Riposto, il ricordo di padre Stefano Pavone Tra passione civile e attenzione ai bisognosi

L’attenzione ai più bisognosi, ma anche la politica del territorio e il senso di comunità. Erano queste le passioni di monsignor Stefano Pavone, il 96enne ex parroco della Basilica di San Pietro a Riposto, venuto a mancare domenica scorsa a pochi giorni dal 70esimo anniversario dalla sua ordinazione sacerdotale. Ai suoi funerali, celebrati dal vescovo di Acireale, Antonino Raspanti, erano presenti centinaia di persone, nonostante l’orario lavorativo e il caldo asfissiante. Perché don Stefano – nonostante da quasi nove anni non fosse più il parroco della chiesa a causa dell’età – ha inciso profondamente nella vita di almeno tre generazioni. E di un intero territorio.

Padre Stefano, così voleva essere chiamato nonostante il titolo di monsignore, è stato un convinto difensore dell’autonomia amministrativa ripostese. Passando sotto i portici del palazzo municipale, più volte ricordava come durante il «periodo disgraziato», così era solito definirlo, dell’unione con Giarre, durata dal 1939 al 1945, quel luogo ormai svuotato del potere amministrativo la notte diventava un pubblico orinatoio. Proprio per questo, quando sul finire degli anni ’80 si vociferava di una possibile riunificazione dei due Comuni, lui fu tra i fondatori del Comitato permanente per l’autonomia di Riposto.

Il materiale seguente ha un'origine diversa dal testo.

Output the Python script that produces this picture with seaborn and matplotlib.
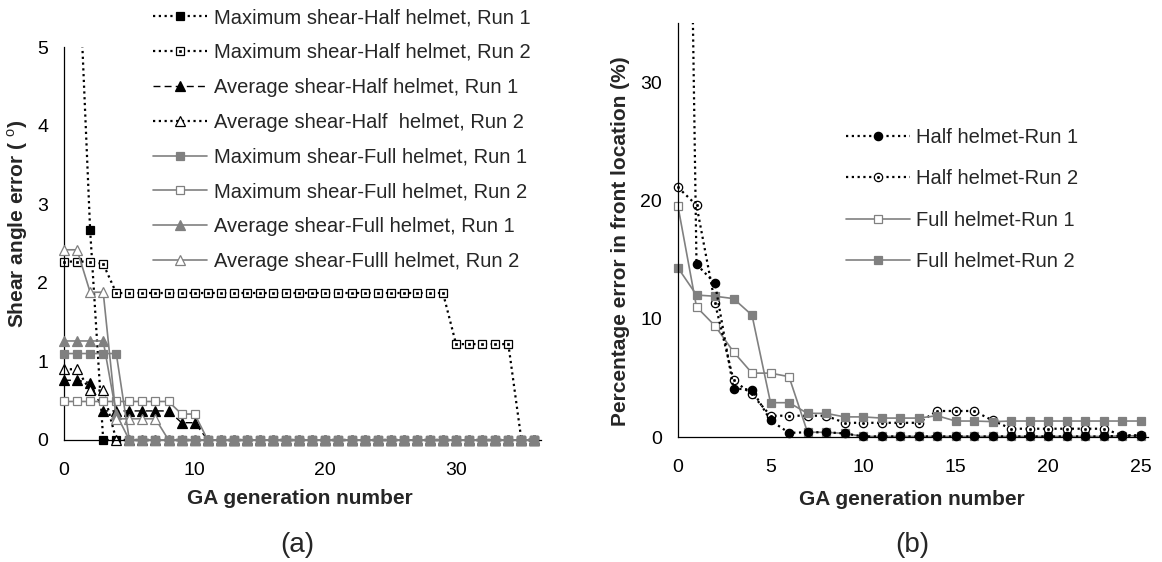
import matplotlib
matplotlib.use("Agg")
import matplotlib.pyplot as plt
import seaborn as sns
import pandas as pd
from matplotlib.lines import Line2D
from matplotlib.legend_handler import HandlerTuple
from matplotlib.transforms import Bbox, TransformedBbox

# ---------------- data: panel (a) ----------------
gen_a = list(range(37))
max_half_r1 = [7.0, 6.6, 2.67, 0, 0, 0, 0, 0, 0, 0, 0, 0, 0, 0, 0, 0, 0, 0, 0, 0,
               0, 0, 0, 0, 0, 0, 0, 0, 0, 0, 0, 0, 0, 0, 0, 0, 0]
max_half_r2 = [2.27, 2.27, 2.27, 2.24, 1.87, 1.87, 1.87, 1.87, 1.87, 1.87, 1.87, 1.87,
               1.87, 1.87, 1.87, 1.87, 1.87, 1.87, 1.87, 1.87, 1.87, 1.87, 1.87, 1.87,
               1.87, 1.87, 1.87, 1.87, 1.87, 1.87, 1.22, 1.22, 1.22, 1.22, 1.22, 0, 0]
avg_half_r1 = [0.76, 0.76, 0.73, 0.37, 0.37, 0.37, 0.37, 0.37, 0.37, 0.22, 0.22, 0, 0,
               0, 0, 0, 0, 0, 0, 0, 0, 0, 0, 0, 0, 0, 0, 0, 0, 0, 0, 0, 0, 0, 0, 0, 0]
avg_half_r2 = [0.9, 0.9, 0.63, 0.63, 0, 0, 0, 0, 0, 0, 0, 0, 0, 0, 0, 0, 0, 0, 0, 0,
               0, 0, 0, 0, 0, 0, 0, 0, 0, 0, 0, 0, 0, 0, 0, 0, 0]
max_full_r1 = [1.1, 1.1, 1.1, 1.1, 1.1, 0, 0, 0, 0, 0, 0, 0, 0, 0, 0, 0, 0, 0, 0, 0,
               0, 0, 0, 0, 0, 0, 0, 0, 0, 0, 0, 0, 0, 0, 0, 0, 0]
max_full_r2 = [0.49, 0.49, 0.49, 0.49, 0.49, 0.49, 0.49, 0.49, 0.49, 0.33, 0.33, 0, 0,
               0, 0, 0, 0, 0, 0, 0, 0, 0, 0, 0, 0, 0, 0, 0, 0, 0, 0, 0, 0, 0, 0, 0, 0]
avg_full_r1 = [1.26, 1.26, 1.26, 1.26, 0.33, 0, 0, 0, 0, 0, 0, 0, 0, 0, 0, 0, 0, 0, 0,
               0, 0, 0, 0, 0, 0, 0, 0, 0, 0, 0, 0, 0, 0, 0, 0, 0, 0]
avg_full_r2 = [2.42, 2.42, 1.88, 1.88, 0.27, 0.27, 0.27, 0.27, 0, 0, 0, 0, 0, 0, 0, 0,
               0, 0, 0, 0, 0, 0, 0, 0, 0, 0, 0, 0, 0, 0, 0, 0, 0, 0, 0, 0, 0]
labels_a = ["Maximum shear-Half helmet, Run 1",
            "Maximum shear-Half helmet, Run 2",
            "Average shear-Half helmet, Run 1",
            "Average shear-Half  helmet, Run 2",
            "Maximum shear-Full helmet, Run 1",
            "Maximum shear-Full helmet, Run 2",
            "Average shear-Full helmet, Run 1",
            "Average shear-Fulll helmet, Run 2"]

# ---------------- data: panel (b) ----------------
gen_b = list(range(26))
half_r1 = [120, 14.6, 13.0, 4.1, 4.0, 1.4, 0.35, 0.4, 0.4, 0.3, 0.05, 0.05, 0.05,
           0.05, 0.05, 0.05, 0.05, 0.05, 0.05, 0.05, 0.05, 0.05, 0.05, 0.05, 0.1, 0.1]
half_r2 = [21.1, 19.6, 11.3, 4.8, 3.6, 1.8, 1.8, 1.8, 1.8, 1.2, 1.2, 1.2, 1.2, 1.2,
           2.2, 2.2, 2.2, 1.4, 0.7, 0.7, 0.7, 0.7, 0.7, 0.7, 0.15, 0.15]
full_r1 = [19.5, 11.0, 9.4, 7.2, 5.4, 5.4, 5.1, 0.4, 0.4, 0.3, 0.05, 0.05, 0.05,
           0.05, 0.05, 0.05, 0.05, 0.05, 0.05, 0.05, 0.05, 0.05, 0.05, 0.05, 0.1, 0.1]
full_r2 = [14.3, 12.0, 11.9, 11.7, 10.3, 2.9, 2.9, 2.0, 2.0, 1.7, 1.7, 1.6, 1.6, 1.6,
           1.8, 1.35, 1.35, 1.3, 1.35, 1.35, 1.35, 1.35, 1.35, 1.35, 1.35, 1.35]
labels_b = ["Half helmet-Run 1", "Half helmet-Run 2",
            "Full helmet-Run 1", "Full helmet-Run 2"]

# ---------------- style ----------------
sns.set_style("white")
plt.rcParams["font.family"] = ["Liberation Sans", "DejaVu Sans"]
plt.rcParams["mathtext.fontset"] = "custom"
plt.rcParams["mathtext.rm"] = "Liberation Sans"
plt.rcParams["mathtext.bf"] = "Liberation Sans:bold"

GRAY = "#808080"
K = "black"
DOT = (0, (1, 1.6))
DASH = (0, (5, 3))

fig = plt.figure(figsize=(11.62, 5.62), dpi=100)
ax_a = fig.add_axes([64 / 1162, 122 / 562, 477 / 1162, 393 / 562])
ax_b = fig.add_axes([678 / 1162, 125 / 562, 470 / 1162, 414 / 562])


def draw(ax, x, y, st, z=2):
    df = pd.DataFrame({"x": x, "y": y})
    sns.lineplot(data=df, x="x", y="y", ax=ax, color=st["c"], linestyle=st["ls"],
                 linewidth=st["lw"], marker=st["m"], markersize=st["ms"],
                 markerfacecolor=st["mfc"], markeredgecolor=st["c"],
                 markeredgewidth=0.9, zorder=z, legend=False, errorbar=None,
                 sort=False)
    line = ax.lines[-1]
    line.set_clip_path(None)
    line.set_clip_box(TransformedBbox(Bbox([[-0.05, -0.08], [1.05, 1.0]]), ax.transAxes))
    return line


def dots(ax, x, y, m, z=2):
    df = pd.DataFrame({"x": x, "y": y})
    sns.lineplot(data=df, x="x", y="y", ax=ax, color=K, linestyle="none", marker=m,
                 markersize=1.6, markerfacecolor=K, markeredgecolor=K,
                 markeredgewidth=0.5, zorder=z, legend=False, errorbar=None, sort=False)
    line = ax.lines[-1]
    line.set_clip_path(None)
    line.set_clip_box(TransformedBbox(Bbox([[-0.05, -0.08], [1.05, 1.0]]), ax.transAxes))


def proxy(st):
    return Line2D([], [], color=st["c"], linestyle=st["ls"], linewidth=st["lw"],
                  marker=st["m"], markersize=st["ms"], markerfacecolor=st["mfc"],
                  markeredgecolor=st["c"], markeredgewidth=0.9)


def dot_proxy(m):
    return Line2D([], [], color=K, linestyle="none", marker=m, markersize=1.6,
                  markerfacecolor=K, markeredgecolor=K, markeredgewidth=0.5)


# ---------------- panel (a) ----------------
st_a = [
    dict(c=K, ls=DOT, lw=1.6, m="s", ms=5.5, mfc=K),
    dict(c=K, ls=DOT, lw=1.6, m="s", ms=5.5, mfc="white"),
    dict(c=K, ls=DASH, lw=1.0, m="^", ms=7, mfc=K),
    dict(c=K, ls=DOT, lw=1.6, m="^", ms=7, mfc="white"),
    dict(c=GRAY, ls="-", lw=1.2, m="s", ms=6, mfc=GRAY),
    dict(c=GRAY, ls="-", lw=1.2, m="s", ms=6, mfc="white"),
    dict(c=GRAY, ls="-", lw=1.2, m="^", ms=7, mfc=GRAY),
    dict(c=GRAY, ls="-", lw=1.2, m="^", ms=7, mfc="white"),
]
series_a = [max_half_r1, max_half_r2, avg_half_r1, avg_half_r2,
            max_full_r1, max_full_r2, avg_full_r1, avg_full_r2]
zs_a = [2.1, 2.2, 2.3, 2.4, 3.5, 2.6, 2.7, 2.8]
for y, st, z in zip(series_a, st_a, zs_a):
    draw(ax_a, gen_a, y, st, z)
    if st is st_a[1]:
        dots(ax_a, gen_a, y, "s", z + 0.01)

ax_a.set_xlim(0, 36.5)
ax_a.set_ylim(0, 5)
ax_a.set_xticks([0, 10, 20, 30])
ax_a.set_yticks([0, 1, 2, 3, 4, 5])
ax_a.set_xlabel("GA generation number", fontsize=15, fontweight="bold")
ax_a.set_ylabel(r"Shear angle error ( $^{\mathrm{o}}$)", fontsize=15, fontweight="bold")
ax_a.xaxis.set_label_coords(0.495, -0.125)
ax_a.yaxis.set_label_coords(-0.072, 0.55)

handles_a = [proxy(s) for s in st_a]
handles_a[1] = (handles_a[1], dot_proxy("s"))
fig.legend(handles_a, labels_a, loc="upper left",
           bbox_to_anchor=(153 / 1162, 1 - 8 / 562), frameon=False, fontsize=14.5,
           handlelength=2.7, handletextpad=0.35, labelspacing=0.79, borderpad=0,
           borderaxespad=0, handler_map={tuple: HandlerTuple(ndivide=1)})

# ---------------- panel (b) ----------------
st_b = [
    dict(c=K, ls=DOT, lw=1.6, m="o", ms=6, mfc=K),
    dict(c=K, ls=DOT, lw=1.6, m="o", ms=6, mfc="white"),
    dict(c=GRAY, ls="-", lw=1.2, m="s", ms=6.2, mfc="white"),
    dict(c=GRAY, ls="-", lw=1.2, m="s", ms=6.2, mfc=GRAY),
]
series_b = [half_r1, half_r2, full_r1, full_r2]
zs_b = [3.5, 2.2, 2.1, 2.4]
for y, st, z in zip(series_b, st_b, zs_b):
    draw(ax_b, gen_b, y, st, z)
    if st is st_b[1]:
        dots(ax_b, gen_b, y, "o", z + 0.01)

ax_b.set_xlim(0, 25.4)
ax_b.set_ylim(0, 35)
ax_b.set_xticks([0, 5, 10, 15, 20, 25])
ax_b.set_yticks([0, 10, 20, 30])
ax_b.set_xlabel("GA generation number", fontsize=15, fontweight="bold")
ax_b.set_ylabel("Percentage error in front location (%)", fontsize=15, fontweight="bold")
ax_b.xaxis.set_label_coords(0.498, -0.128)
ax_b.yaxis.set_label_coords(-0.102, 0.472)

handles_b = [proxy(s) for s in st_b]
handles_b[1] = (handles_b[1], dot_proxy("o"))
fig.legend(handles_b, labels_b, loc="upper left",
           bbox_to_anchor=(846 / 1162, 1 - 128 / 562), frameon=False, fontsize=14.5,
           handlelength=3.2, handletextpad=0.3, labelspacing=1.11, borderpad=0,
           borderaxespad=0, handler_map={tuple: HandlerTuple(ndivide=1)})

# ---------------- common axis styling ----------------
for ax in (ax_a, ax_b):
    for side in ("top", "right"):
        ax.spines[side].set_visible(False)
    for side in ("left", "bottom"):
        ax.spines[side].set_color("black")
        ax.spines[side].set_linewidth(0.9)
    ax.tick_params(axis="both", direction="out", length=4, width=0.9, colors="black",
                   labelsize=14)
    ax.tick_params(axis="x", pad=12)
    ax.tick_params(axis="y", pad=7.5)
    ax.grid(False)
    ax.set_facecolor("white")

fig.text(297 / 1162, 1 - 545 / 562, "(a)", ha="center", va="center", fontsize=20)
fig.text(912 / 1162, 1 - 545 / 562, "(b)", ha="center", va="center", fontsize=20)

fig.savefig("out.png", dpi=100, facecolor="white")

E non era questa l’unica passione civile di don Stefano. C’era il porto. Un lunedì di Pasqua chiese e ottenne che venissero accese le luci del nuovo porto turistico, non ancora inaugurato, perché San Pietro potesse benedirlo. Era convinto che il mare fosse la più grande risorsa della città, ma allo stesso tempo la meno sfruttata. Sognava che un giorno le navi da crociera potessero attraccare al molo e che il lungomare si potesse trasformare in una attrazione turistica dominata dall’Etna. Anche il rapporto con le varie amministrazioni comunali è sempre stato sereno, anche se non accondiscendente. Le cronache raccontano di diverse polemiche reciproche tra don Stefano Pavone e i vari sindaci ripostesi. Come con l’ultimo sindaco con cui don Pavone si è rapportato, Carmelo D’Urso, con il quale dal 1998 al 2006 ha intrattenuto dialoghi sereni in cui Comune e Chiesa erano tra di loro autonomi ma con rispetto. 

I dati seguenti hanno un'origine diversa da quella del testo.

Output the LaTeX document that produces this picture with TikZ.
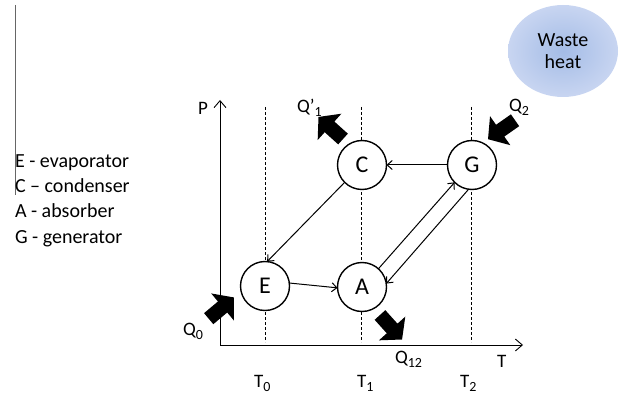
\documentclass[tikz,border=0pt]{standalone}
\usepackage{fontspec}
\setmainfont{Carlito}
\usetikzlibrary{arrows.meta,shapes.arrows,shapes.geometric}
% lowered index, as in Q_0, T_1 ...
\newcommand{\lowidx}[1]{\raisebox{-4pt}{\fontsize{14pt}{14pt}\selectfont #1}}
\definecolor{wasteIn}{RGB}{164,188,230}
\definecolor{wasteOut}{RGB}{200,213,241}
\begin{document}
\begin{tikzpicture}[x=1pt,y=-1pt,
  every node/.style={inner sep=0pt,outer sep=0pt},
  unit/.style={circle,draw,line width=1.4pt,fill=white,minimum size=49pt,
    font=\fontsize{24pt}{24pt}\selectfont},
  flow/.style={line width=1pt,-{Straight Barb[length=5pt,width=9pt]}},
  axis/.style={line width=0.9pt,-{Straight Barb[length=7pt,width=12pt]}},
  level/.style={dash pattern=on 3pt off 2pt,line width=0.6pt},
  heat/.style={single arrow,fill=black,inner sep=7pt,minimum height=33pt,minimum width=35pt,
    single arrow head extend=10.5pt,single arrow tip angle=100},
  lbl/.style={anchor=base west,font=\fontsize{19pt}{19pt}\selectfont},
  legend/.style={anchor=base west,font=\fontsize{20pt}{20pt}\selectfont}]
\useasboundingbox (0,0) rectangle (628,395);

% legend with its margin rule
\coordinate (ruleTop) at (15,5);
\coordinate (ruleBot) at (15,195);
\draw[gray!80!black,line width=0.8pt] (ruleTop) -- (ruleBot);
\node[legend] (legE) at (15,168) {E - evaporator};
\node[legend] (legC) at (15,193) {C – condenser};
\node[legend] (legA) at (15,218) {A - absorber};
\node[legend] (legG) at (15,243) {G - generator};

% waste heat source
\node[ellipse,minimum width=110pt,minimum height=92pt,inner color=wasteIn,outer color=wasteOut,
  align=center,font=\fontsize{20pt}{22pt}\selectfont] (waste) at (563,51) {Waste\\heat};

% axes
\coordinate (O) at (220,345);
\coordinate (Ptop) at (220,100);
\coordinate (Tend) at (523,345);
\draw[axis] (O) -- (Ptop);
\draw[axis] (O) -- (Tend);
\node[lbl] (Plab) at (198,115) {P};
\node[lbl] (Tlab) at (497,367) {T};

% temperature levels
\foreach \x/\n in {265.7/0,361/1,471.5/2}{
  \coordinate (lev\n top) at (\x,107);
  \coordinate (lev\n bot) at (\x,342);
  \draw[level] (lev\n top) -- (lev\n bot);
}
\node[lbl] (T0) at (254,387) {T\lowidx{0}};
\node[lbl] (T1) at (357,387) {T\lowidx{1}};
\node[lbl] (T2) at (460,387) {T\lowidx{2}};

% components
\node[unit] (C) at (362,165) {C};
\node[unit] (G) at (472,165) {G};
\node[unit] (E) at (265,286) {E};
\node[unit] (A) at (362,287) {A};

% working fluid flows
\draw[flow] (G.west) -- (C.east);
\draw[flow] (C.225) -- (E.85);
\draw[flow] (E.7) -- (A.182);
\draw[flow] (A.48) -- (G.225);
\draw[flow] (G.262) -- (A.8);

% heat exchanged with the surroundings
\node[heat,rotate=138] (q1) at (333,130) {};
\node[heat,rotate=215] (q2) at (504,128) {};
\node[heat,rotate=40] (q0) at (219,310) {};
\node[heat,rotate=-48] (q12) at (389,325) {};
\node[lbl] (q1lab) at (297,113) {Q’\lowidx{1}};
\node[lbl] (q2lab) at (509,112) {Q\lowidx{2}};
\node[lbl] (q0lab) at (183,335) {Q\lowidx{0}};
\node[lbl] (q12lab) at (395,363) {Q\lowidx{12}};
\end{tikzpicture}
\end{document}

Padre Stefano, poi, aiutava tante persone in difficoltà. Spesso chi era senza lavoro si rivolgeva a lui per chiedere un aiuto. Per questo volle a tutti i costi che la parrocchia aprisse un banco alimentare gestito dalla Caritas. «Quella parrocchia era una casa – racconta Pietro Redi – Ogni giorno c’era qualcosa da fare, noi giovani di allora lo aiutavamo a fare tutto ed era bello perché ci faceva sentire parte di qualcosa di unico. Sentivamo di appartenere ad una grande famiglia. La chiesa era aperta a tutti e ogni giorno; ma i suoi confini travalicavano le mura della parrocchia, tutta Riposto ne faceva parte». «Era un simbolo per la mia generazione – spiega un’altra parrocchiana, Enza Leonardi – Era una persona all’apparenza molto rigida ma, come un padre, sapeva trasmettere affetto e gratitudine in tanti modi. Il giorno del suo onomastico, il 26 dicembre, facevamo sempre una grande festa: pulivamo e organizzavamo spettacoli, a decine ci premuravamo, muovendoci come una grande famiglia. Ci sentivamo seguiti, e la sua estrema attenzione per le piccole cose faceva sempre la differenza».